Amsterdam: Prostitutes, marijuana, and really beautiful canals
I'm hesitant to write that I should have studied abroad in Amsterdam. Almost a year ago, when I was deciding on where to study abroad, I had narrowed my options down to Amsterdam and London, and eventually chose London. Amsterdam was so nice that, for a second or two, I though I might have picked the wrong city. I arrived after midnight after a three-hour ride in on the train from Brussels. The city was still filled with energy, and I got a milkshake from Febo, a fast food place that sells hamburgers from vending machines.
Amsterdam's canals were really pretty.
Amsterdam looks way better during the day, though. The trees that lined the canals all had yellow leaves, since it's the end of October. All the buildings are pretty. Houseboats are parked alongside the canals. My friends and I rented bikes and pedaled slowly along the canals. It was more leisurely than the London and New York biking I've done, since Amsterdam moves at a more casual pace. The museums all had huge lines stretching out of them, but we found enough to do without seeing Anne Frank's house and waiting line. We ate pancakes for lunch, which the Dutch put meat or cheese or vegetables in and eat as a meal. I quickly realized that there is much more to Amsterdam than the vices it's famous for, and it's really a nice place even for people like myself who don't like to indulge in the drugs they sell at the Magic Mushroom Gallery, although 'free samples' signs next to lines of mind-altering powders for snorting are certainly not an everyday sight. And this is all just normal for the people of Amsterdam, who, it seemed, rarely indulged in drugs or prostitutes.
The place where we got pancakes for lunch
The red light district at night is definitely something unique. Sure, there are other red light districts in Europe, in places like Brussels and Frankfurt, but none get as much hype as the one in Amsterdam. Groups of rowdier American 20-something males cheered on a friend who had dared to step inside one of the blacklight-illuminated doors and paid for a session with one of Amsterdam's famed prostitutes. Smoke poured from the coffee shops, which are more famous for serving up marijuana than serving coffee. The area was filled with other tourists, but it was a slice of Amsterdam's liberal, honest culture.

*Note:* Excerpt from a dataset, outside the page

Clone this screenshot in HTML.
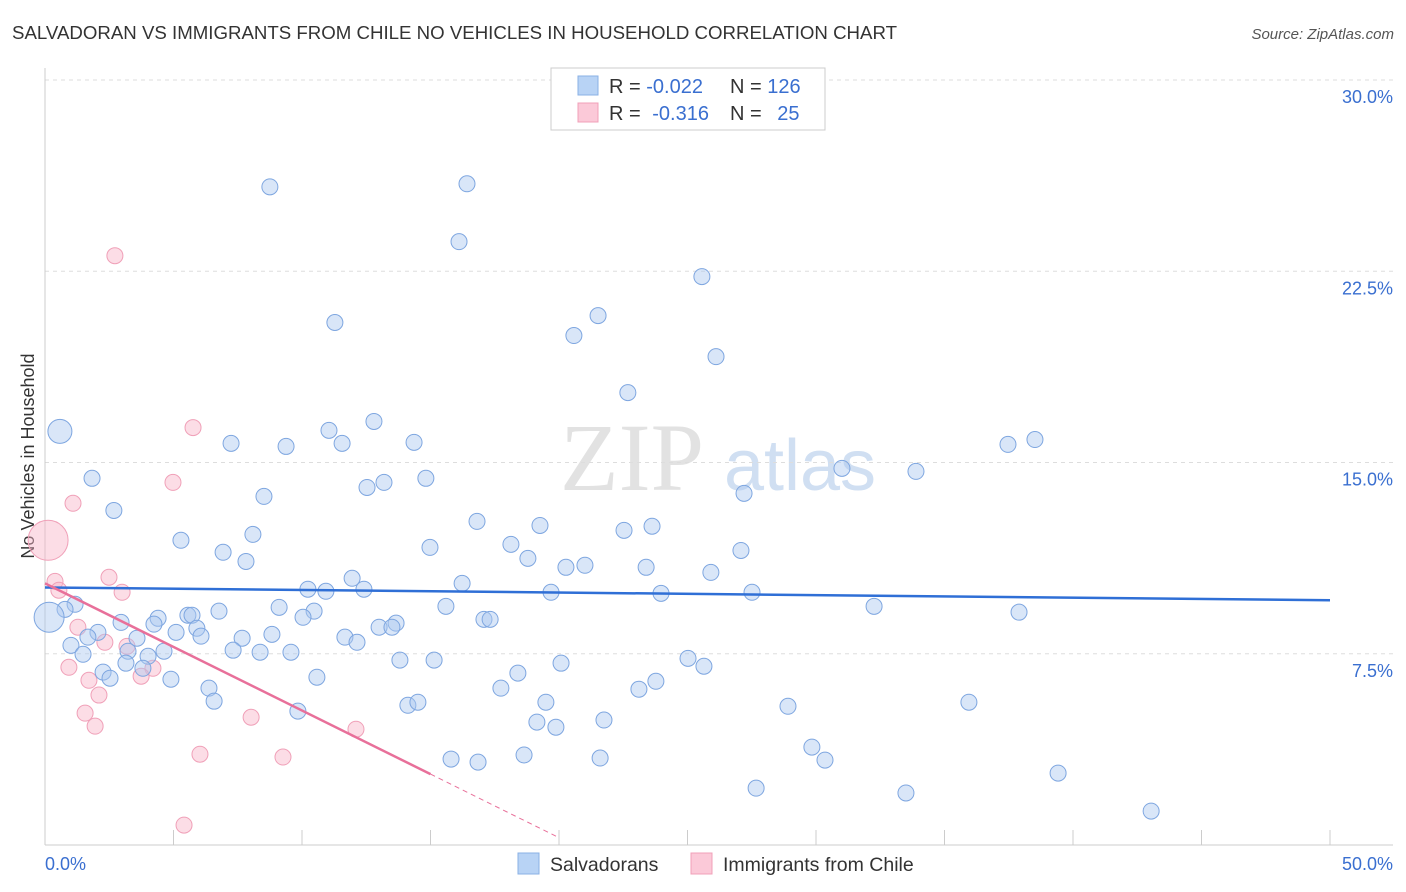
<!DOCTYPE html>
<html><head><meta charset="utf-8"><style>
body{margin:0;background:#fff;font-family:"Liberation Sans",sans-serif;}
svg{display:block}
</style></head><body>
<svg id="chart" width="1406" height="892">
<text x="12" y="39" font-size="18" fill="#333" textLength="885" lengthAdjust="spacingAndGlyphs">SALVADORAN VS IMMIGRANTS FROM CHILE NO VEHICLES IN HOUSEHOLD CORRELATION CHART</text>
<text x="1394" y="39" font-size="15" fill="#555" font-style="italic" text-anchor="end">Source: ZipAtlas.com</text>
<text x="34" y="456" font-size="18" fill="#333" text-anchor="middle" transform="rotate(-90 34 456)">No Vehicles in Household</text>
<g>
<text x="632" y="490" font-size="96" fill="#e2e2e2" font-family="Liberation Serif,serif" text-anchor="middle">ZIP</text>
<text x="800" y="490" font-size="72" fill="#d0dff2" text-anchor="middle">atlas</text>
</g>
<g id="grid"></g><g id="axes"></g><g id="marks"></g>
<g>
<rect x="551" y="68" width="274" height="62" fill="#fff" stroke="#ccc"/>
<rect x="578" y="76" width="20" height="19" fill="#b8d3f5" stroke="#8ab0e5"/>
<rect x="578" y="103" width="20" height="19" fill="#fbc9d8" stroke="#f0a0b8"/>
<text x="609" y="93" font-size="20" fill="#333">R = <tspan fill="#3a6fd0">-0.022</tspan></text>
<text x="730" y="93" font-size="20" fill="#333">N = <tspan fill="#3a6fd0">126</tspan></text>
<text x="609" y="120" font-size="20" fill="#333">R = <tspan fill="#3a6fd0" dx="6">-0.316</tspan></text>
<text x="730" y="120" font-size="20" fill="#333">N = <tspan fill="#3a6fd0" dx="10">25</tspan></text>
</g>
<g>
<rect x="518" y="853" width="21" height="21" fill="#b8d3f5" stroke="#8ab0e5"/>
<text x="550" y="871" font-size="19.5" fill="#333">Salvadorans</text>
<rect x="691" y="853" width="21" height="21" fill="#fbc9d8" stroke="#f0a0b8"/>
<text x="723" y="871" font-size="19.5" fill="#333">Immigrants from Chile</text>
</g>
</svg>
<script>
const yTicks=[7.5,15,22.5,30];
const yTickLabels=["7.5%","15.0%","22.5%","30.0%"];
const xTickLabels=["0.0%","50.0%"];
const blueX=[8.75,16.42,16.11,25.56,21.52,20.58,11.28,26.11,22.68,12.80,0.58,11.05,7.24,9.38,11.56,14.36,37.47,38.52,31.01,33.89,1.83,12.53,13.19,14.82,8.52,27.20,2.68,16.81,19.26,23.62,22.53,5.29,14.98,18.13,8.09,6.93,7.82,27.08,18.79,20.27,21.01,23.39,25.91,11.95,16.23,10.23,10.93,12.41,19.69,23.97,27.51,32.26,37.90,1.17,0.78,0.16,9.11,15.60,5.56,5.72,6.77,10.47,10.04,4.40,4.24,2.96,17.08,17.32,13.66,13.00,13.50,2.06,1.67,3.58,5.10,5.91,6.07,7.67,8.83,11.67,12.14,1.01,1.48,3.23,4.01,4.63,7.32,8.37,9.57,3.15,3.81,13.81,15.14,20.08,25.02,25.64,2.26,2.53,4.90,10.58,18.40,23.77,6.38,17.74,23.11,6.58,9.84,14.12,14.51,19.49,28.91,35.95,19.14,21.75,19.88,29.84,18.64,15.80,16.85,21.60,30.35,39.42,27.67,33.50,43.04];
const blueY=[25.81,25.93,23.66,22.29,20.76,19.98,20.49,19.15,17.74,16.61,16.22,16.26,15.75,15.63,15.75,15.79,15.71,15.90,14.77,14.65,14.38,14.02,14.22,14.38,13.67,13.79,13.12,12.69,12.53,12.50,12.34,11.95,11.67,11.79,12.18,11.48,11.12,11.55,11.24,10.89,10.97,10.89,10.69,10.46,10.26,10.03,9.95,10.03,9.91,9.87,9.91,9.36,9.13,9.44,9.24,8.93,9.32,9.36,9.01,9.01,9.17,9.17,8.93,8.89,8.66,8.73,8.85,8.85,8.70,8.54,8.54,8.34,8.15,8.11,8.34,8.50,8.19,8.11,8.26,8.15,7.95,7.83,7.48,7.60,7.40,7.60,7.64,7.56,7.56,7.13,6.93,7.25,7.25,7.13,7.32,7.01,6.78,6.54,6.50,6.58,6.74,6.42,6.15,6.15,6.11,5.64,5.25,5.48,5.60,5.60,5.44,5.60,4.82,4.90,4.62,3.84,3.53,3.37,3.25,3.41,3.33,2.82,2.23,2.04,1.33];
const pinkX=[2.72,5.76,4.98,1.09,2.49,0.39,0.54,3.00,0.12,1.28,2.33,3.19,0.93,4.20,3.74,1.71,2.10,1.56,1.95,8.02,12.10,6.03,9.26,5.41];
const pinkY=[23.11,16.37,14.22,13.40,10.50,10.34,9.99,9.91,11.95,8.54,7.95,7.79,6.97,6.93,6.62,6.46,5.88,5.17,4.66,5.01,4.54,3.56,3.45,0.78];
const blueTrend=[10.1,9.6];
const pinkTrend=[10.26,2.78];
const pinkTrendEndX=15, pinkDashEndX=20;
const X0=45,X1=1330,Y0=845,Y30=80;
const xs=v=>X0+(X1-X0)*v/50;
const ys=v=>Y0-(Y0-Y30)*v/30;
const NS="http://www.w3.org/2000/svg";
function mk(p,t,a){const e=document.createElementNS(NS,t);for(const k in a)e.setAttribute(k,a[k]);p.appendChild(e);return e;}
const grid=document.getElementById('grid'),axes=document.getElementById('axes'),marks=document.getElementById('marks');
yTicks.forEach((v,i)=>{
 const l=mk(grid,'line',{x1:X0,x2:1393,y1:ys(v),y2:ys(v),stroke:'#ddd','stroke-dasharray':'4,4'});
 
 
 const t=mk(axes,'text',{x:1393,y:ys(v)+23,'font-size':18,fill:'#3a6fd0','text-anchor':'end'});
 t.textContent=yTickLabels[i];
 
 
});
const ax=mk(axes,'line',{x1:X0,x2:1393,y1:Y0,y2:Y0,stroke:'#ccc'});


const ay=mk(axes,'line',{x1:X0,x2:X0,y1:68,y2:Y0,stroke:'#ccc'});


for(let i=0;i<=10;i++){const tk=mk(axes,'line',{x1:xs(i*5),x2:xs(i*5),y1:Y0-15,y2:Y0,stroke:'#ccc'});
 
 }
const tl=mk(axes,'text',{x:45,y:870,'font-size':18,fill:'#3a6fd0'});tl.textContent=xTickLabels[0];


const tr=mk(axes,'text',{x:1393,y:870,'font-size':18,fill:'#3a6fd0','text-anchor':'end'});tr.textContent=xTickLabels[1];


function big(x,y){return (x<1&&(y>16||(y>8.8&&y<9)))?(y>16?12:15):8;}
pinkX.forEach((x,i)=>{const r=(i===8)?20:8;
 const c=mk(marks,'circle',{cx:xs(x),cy:ys(pinkY[i]),r:r,fill:'rgba(248,180,200,0.45)',stroke:'#f0a0b8','stroke-width':1});
 
 });
blueX.forEach((x,i)=>{
 const c=mk(marks,'circle',{cx:xs(x),cy:ys(blueY[i]),r:big(x,blueY[i]),fill:'rgba(170,200,240,0.45)',stroke:'#7ea6e0','stroke-width':1});
 
 });
const bl=mk(marks,'line',{x1:xs(0),y1:ys(blueTrend[0]),x2:xs(50),y2:ys(blueTrend[1]),stroke:'#2f6fd6','stroke-width':2.5});


const slope=(pinkTrend[1]-pinkTrend[0])/pinkTrendEndX;
const pl=mk(marks,'line',{x1:xs(0),y1:ys(pinkTrend[0]),x2:xs(pinkTrendEndX),y2:ys(pinkTrend[1]),stroke:'#e8709a','stroke-width':2.5});


const pd=mk(marks,'line',{x1:xs(pinkTrendEndX),y1:ys(pinkTrend[1]),x2:xs(pinkDashEndX),y2:ys(pinkTrend[0]+slope*pinkDashEndX),stroke:'#e8709a','stroke-width':1,'stroke-dasharray':'5,4'});


</script>
</body></html>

The houses all looked like this!
The language barrier in Amsterdam was smaller than the language barrier in London. When one of the students in the SHINE classroom asks me to use the 'loo,' it sometimes takes me a minute to translate the phrase from Cockney to American. In Amsterdam, every single person I encountered spoke English, and the accent was easier to understand. The Dutch were very friendly, and I did not feel like I was being treated like a tourist, as I did in Italy and Spain.

When it was time to go to the train station, which had the most bikes I'd ever seen parked in front of it (one guidebook estimated that there are about 7,000 bikes parked there on most days), I almost didn't want to head back to London. The train back was the only time I saw the Dutch countryside during the day. It really is filled with tulip fields and windmills, but the tulips aren't in bloom on Halloween. Amsterdam is one of the more interesting places I've been. It's famous for its hedonism like Las Vegas, but it has the charm of San Francisco and the anything-goes attitude of New York. Beautiful, lively, and edgy, Amsterdam is like no other place on earth.